From Back Office to Boardroom
'You cannot drive transformation without people,' Roy emphasized. Facing rising consumer expectations—'the consumer wanted the product in a few minutes'—her team restructured how technology was implemented. 'We brought in data engineers… innovation, design thinkers, UX specialists,' she said. The CIO's office, traditionally viewed as a support function, took on a more central, strategic role. 'It was also discipline,' Roy added, referencing structured programs around reskilling, design thinking, and even reverse mentoring to bridge generational digital gaps.
This expanding influence of the CIO was a recurring theme throughout the Conclave. Where once IT leaders were tasked with system maintenance and vendor management, today they are expected to contribute directly to innovation, AI strategy, and ESG priorities. 'A CIO who can't speak strategy is invisible,' Roy remarked.

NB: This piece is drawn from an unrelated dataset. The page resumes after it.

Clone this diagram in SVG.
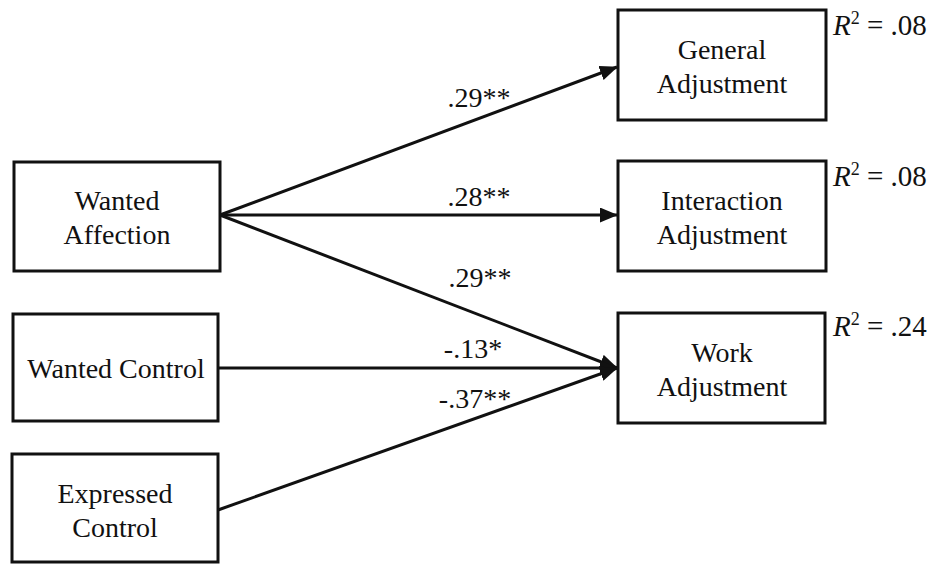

That sentiment was echoed by Suresh Khadakbhavi, CEO of Digi Yatra, who offered a pragmatic view on influencing decision-makers. 'Play on the primal instincts—fear,' he quipped, before turning serious. 'The board looks forward to protecting the future. Put your views in alignment. Every individual board member is a different persona—risk averse or innovation friendly. Get your prep done.'
Tech Investment as Strategic Leverage
For many organizations, technology investment is no longer a cost center but a lever for competitive advantage. 'With diverse businesses, the CIO role is the most critical,' said Sanjeev Rastogi, CEO of GCC at Adani Group. 'How effectively we spend on each of the assets… An important factor is how you also protect and connect and manage cost per unit.'
But influence alone doesn't drive change. Execution remains a core challenge. Neethan Chopra, CDIO, IndiGo, underscored the importance of filtering innovation through structured experimentation. 'The funnel approach really works. Top of the funnel innovation I say yes to not miss game-changing tech… Get it in the hands of customers and employees. Let that act as a filter before you take to the board for scale.'
Data, Mergers, and Intelligent Scale
Even in high-stakes environments like aviation, the CIO's role in transformation is increasingly visible. Dr. Satya Ramaswamy, CDTO at Air India, described the complexity of integrating the Air India and Vistara platforms: 'There were 140+ apps across the board in combined landscape, 300 aircraft, 30k+ employees brought together, 270,000 Vistara reservations brought seamlessly into Air India. In the global aviation industry, a smooth merger is being talked about.'
Across sectors, data remains both an asset and a vulnerability. 'The cost of hoarding data is greater than the risk of sharing it wisely,' said Vishal Gupta, Head of Business Transformation and Digital at Godrej Consumer Products. But data democratization, he warned, requires discipline: 'Democratization of bad data is worse than no democratization at all. First, have a well-governed, centralized platform—a single source of truth.'
For Pramod Mundhra, President & CIO at Havells, the opportunity lies in making technology less visible and more intuitive. 'The trick lies in removing friction. With GenAI, on-demand is more powerful. We are enabling our people to use more on-demand data.'
A Redefined Mandate
The takeaway from Goa was clear: The CIO's role is no longer confined to the back office. As expectations evolve and transformation accelerates, CIOs are rewriting the rules—not just for IT, but for the enterprise itself.